Nur noch wenige Karten gibt es für den Münsteraner Tatortkommissar Axel Prahl
Und obwohl es noch ein paar Wochen Zeit sind, steigt die Spannung. „Die Künstler freuen sich riesig, endlich wieder spielen zu können“, sagt Kämpfe. Wer ist mit dabei? Das Moka Efti Orchestra gleich zum Auftakt, doch Karten gibt es dafür nicht mehr. Ebenso wenig wie für „Tango & More“ mit Omar Massa und der Französischen Kammerphilharmonie. Nur noch wenige Karten gibt es für den Münsteraner Tatortkommissar Axel Prahl, der mit dem Inselorchester gastiert. Als Schauspieler habe Prahl auch schon in der Dreigroschenoper gespielt. „Und für unser Festival hat er sich extra Weill-Kompositionen gewidmet“, freut Kämpfe diese Reminiszenz.
Und dann ist da Christopher von Deylen, der als „Schiller“ mit seinem unverwechselbaren Elektronik-Sound bekannt ist. Von Deylen, der in den Metropolen dieser Welt gefeiert wird, bringt seine neusten Hits mit. Und auch er, ist Kämpfe begeistert, nähert sich Kurt Weill.
„Wo ist Heimat“ ist in diesem Jahr das Festivalmotto und eines der dräuenden Themen der Welt
Nicht nur mit „Schiller“, auch mit „Spark“ versucht der Intendant gezielt jüngeres Publikum anzusprechen - und ganze Familien. „Bach - Berio - Beatles“ heißt das Programm am Sonntagvormittag, wo „Spark“ zeigen, dass der deutsche Thomaskantor, der italienische Musikpionier und die englische Pop-Gruppe etwas gemeinsam haben - und zwar den Nerv der Zeit getroffen.
Wenn sollte man noch erleben? „Eigentlich alle“, sagt Kämpfe, der 26 Vormittags-, Nachmittags- und hauptsächlich Abendveranstaltungen mit tollen Künstlern, darunter sind Artist in Residence Frank Dupree, das Joja Wendt Trio und die Anhaltische Philharmonie, zusammengestellt hat. Selbst wird Kämpfe auch zu erleben sein, wenn er zusammen mit Karsten Troyke die Lachmuskeln strapaziert und in seinem Element beim Witze-Erzählen ist.

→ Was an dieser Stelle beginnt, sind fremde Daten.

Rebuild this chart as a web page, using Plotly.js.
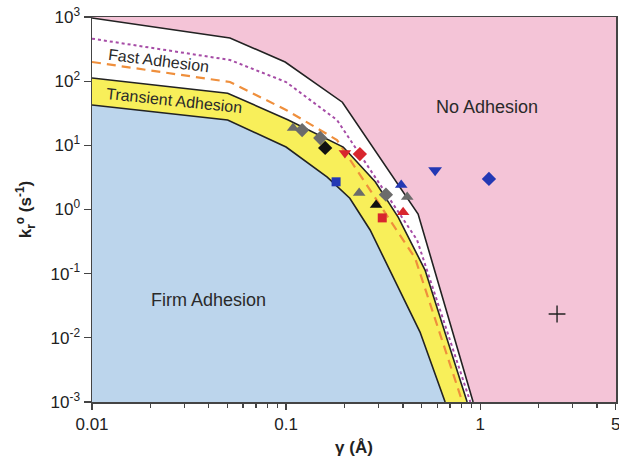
<!DOCTYPE html>
<html>
<head>
<meta charset="utf-8">
<script src="https://cdn.plot.ly/plotly-3.0.1.min.js"></script>
<style>html,body{margin:0;padding:0;background:#fff;}#chart{width:619px;height:461px;}</style>
</head>
<body>
<div id="chart"></div>
<script>
// axis ranges
const xRange = [0.01, 5];
const yRange = [1e-3, 1e3];

// regime boundaries (gamma in Å, kr0 in 1/s)
const noAdhX = [0.01, 0.0514, 0.0989, 0.195, 0.479, 0.92];
const noAdhY = [964, 471, 199, 47, 0.85, 0.001];

const transTopX = [0.01, 0.05, 0.102, 0.197, 0.288, 0.378, 0.52, 0.857];
const transTopY = [112, 65, 25, 9.4, 2.7, 0.76, 0.114, 0.001];

const firmX = [0.01, 0.05, 0.1, 0.163, 0.213, 0.271, 0.49, 0.66];
const firmY = [42.5, 24.8, 9.4, 3.2, 1.5, 0.48, 0.0123, 0.001];

const dottedX = [0.01, 0.0514, 0.1, 0.183, 0.473, 0.89];
const dottedY = [460, 214, 97, 24.8, 0.335, 0.001];

const dashedX = [0.01, 0.0514, 0.1, 0.183, 0.462, 0.81];
const dashedY = [199, 97, 35.6, 12.1, 0.175, 0.001];

// experimental points
const grayTriX = [0.1087, 0.238, 0.421];
const grayTriY = [18.6, 1.8, 1.57];
const grayDiaX = [0.121, 0.150, 0.327];
const grayDiaY = [17.3, 13.0, 1.7];
const blackDiaX = [0.159];
const blackDiaY = [9.1];
const blackTriX = [0.291];
const blackTriY = [1.17];
const crossX = [2.49];
const crossY = [0.0235];
const redTriDownX = [0.201];
const redTriDownY = [7.6];
const redDiaX = [0.240];
const redDiaY = [7.3];
const redSqX = [0.313];
const redSqY = [0.74];
const redTriX = [0.401];
const redTriY = [0.91];
const blueSqX = [0.181];
const blueSqY = [2.7];
const blueTriX = [0.392];
const blueTriY = [2.4];
const blueTriDownX = [0.586];
const blueTriDownY = [4.1];
const blueDiaX = [1.11];
const blueDiaY = [3.0];

// tick labels
const yTickVals = [1e-3, 1e-2, 1e-1, 1, 10, 100, 1000];
const yTickText = ['10<sup>-3</sup>','10<sup>-2</sup>','10<sup>-1</sup>','10<sup>0</sup>','10<sup>1</sup>','10<sup>2</sup>','10<sup>3</sup>'];
const xTickVals = [0.01, 0.1, 1, 5];
const xTickText = ['0.01', '0.1', '1', '5'];
const xMinor = [0.02,0.03,0.04,0.05,0.06,0.07,0.08,0.09,0.2,0.3,0.4,0.5,0.6,0.7,0.8,0.9,2,3,4];

const PINK = '#f4c4d7', WHITE = '#ffffff', YELLOW = '#f8ef5a', BLUE = '#bcd5ec';

function region(xs, ys, color) {
  return {x: xs.concat([xRange[0]]), y: ys.concat([yRange[0]]), mode: 'lines',
    fill: 'toself', fillcolor: color, line: {width: 0}, hoverinfo: 'skip', showlegend: false};
}
function line(xs, ys, style) {
  return {x: xs, y: ys, mode: 'lines', line: style, hoverinfo: 'skip', showlegend: false};
}
function pts(xs, ys, symbol, color, size) {
  return {x: xs, y: ys, mode: 'markers', showlegend: false, cliponaxis: false,
    marker: {symbol: symbol, color: color, size: size, line: {width: 0}}};
}

const traces = [
  region(noAdhX, noAdhY, WHITE),
  region(transTopX, transTopY, YELLOW),
  region(firmX, firmY, BLUE),
  line(dottedX, dottedY, {color: '#a64ca6', width: 2, dash: 'dot'}),
  line(dashedX, dashedY, {color: '#ef8f3c', width: 2.2, dash: '9px,6px'}),
  line(noAdhX, noAdhY, {color: '#222', width: 1.6}),
  line(transTopX, transTopY, {color: '#222', width: 1.6}),
  line(firmX, firmY, {color: '#222', width: 1.6}),
  pts(grayTriX, grayTriY, 'triangle-up', '#6b6b6b', 11),
  pts(grayDiaX, grayDiaY, 'diamond', '#6b6b6b', 11),
  pts(blackDiaX, blackDiaY, 'diamond', '#111', 11),
  pts(blackTriX, blackTriY, 'triangle-up', '#111', 11),
  pts(redTriDownX, redTriDownY, 'triangle-down', '#d8262e', 11),
  pts(redDiaX, redDiaY, 'diamond', '#d8262e', 11),
  pts(redSqX, redSqY, 'square', '#d8262e', 9),
  pts(redTriX, redTriY, 'triangle-up', '#d8262e', 11),
  pts(blueSqX, blueSqY, 'square', '#2338b4', 9),
  pts(blueTriX, blueTriY, 'triangle-up', '#2338b4', 11),
  pts(blueTriDownX, blueTriDownY, 'triangle-down', '#2338b4', 12),
  pts(blueDiaX, blueDiaY, 'diamond', '#2338b4', 11),
  {x: crossX, y: crossY, mode: 'markers', showlegend: false,
   marker: {symbol: 'cross-thin', size: 12, line: {color: '#222', width: 1.4}}}
];

const FONT = 'Liberation Sans, Arial, sans-serif';
const txt = (text, x, y, angle, size) => ({text: text, xref: 'paper', yref: 'paper', x: x, y: y,
  xanchor: 'center', yanchor: 'middle',
  showarrow: false, textangle: angle, font: {family: FONT, size: size, color: '#2a2a2a'}});

const layout = {
  width: 619, height: 461,
  margin: {l: 92, r: 3, t: 17, b: 59},
  paper_bgcolor: '#fff', plot_bgcolor: PINK,
  font: {family: FONT, color: '#222'},
  xaxis: {type: 'log', range: [Math.log10(xRange[0]), Math.log10(xRange[1]) + 0.001],
    tickvals: xTickVals, ticktext: xTickText, ticks: 'outside', ticklen: 6, tickwidth: 1.2,
    ticklabeloverflow: 'allow',
    tickcolor: '#444', showgrid: false, zeroline: false, showline: true, mirror: true,
    linecolor: '#444', linewidth: 1.5, tickfont: {size: 17, color: '#222'},
    minor: {tickvals: xMinor, ticks: 'outside', ticklen: 4, tickcolor: '#444', showgrid: false},
    title: {text: '<b>γ (Å)</b>', font: {size: 17, color: '#222'}, standoff: 8}, automargin: false},
  yaxis: {type: 'log', range: [Math.log10(yRange[0]), Math.log10(yRange[1])],
    tickvals: yTickVals, ticktext: yTickText, ticks: 'outside', ticklen: 7, tickwidth: 1.2,
    tickcolor: '#444', showgrid: false, zeroline: false, showline: true, mirror: true,
    linecolor: '#444', linewidth: 1.5, tickfont: {size: 17, color: '#222'},
    title: {text: '<b>k<sub>r</sub><sup>o</sup> (s<sup>-1</sup>)</b>', font: {size: 17, color: '#222'}, standoff: 14},
    automargin: false},
  annotations: [
    txt('Fast Adhesion', 0.126, 0.888, 7, 16),
    txt('Transient Adhesion', 0.156, 0.782, 6, 16),
    txt('No Adhesion', 0.754, 0.766, 0, 18),
    txt('Firm Adhesion', 0.223, 0.265, 0, 18)
  ]
};

Plotly.newPlot('chart', traces, layout, {staticPlot: true, displayModeBar: false});
</script>
</body>
</html>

Das alles freilich auch vor einem nachdenklichen Hintergrund. „Wo ist Heimat“ ist in diesem Jahr das Festivalmotto und eines der dräuenden Themen der Welt, wie der Intendant feststellt. Millionen Menschen sind aus verschiedensten Gründen auf der Flucht. Auch Kurt Weill musste fliehen. Was, so die Frage, braucht es, um sich heimisch zu fühlen?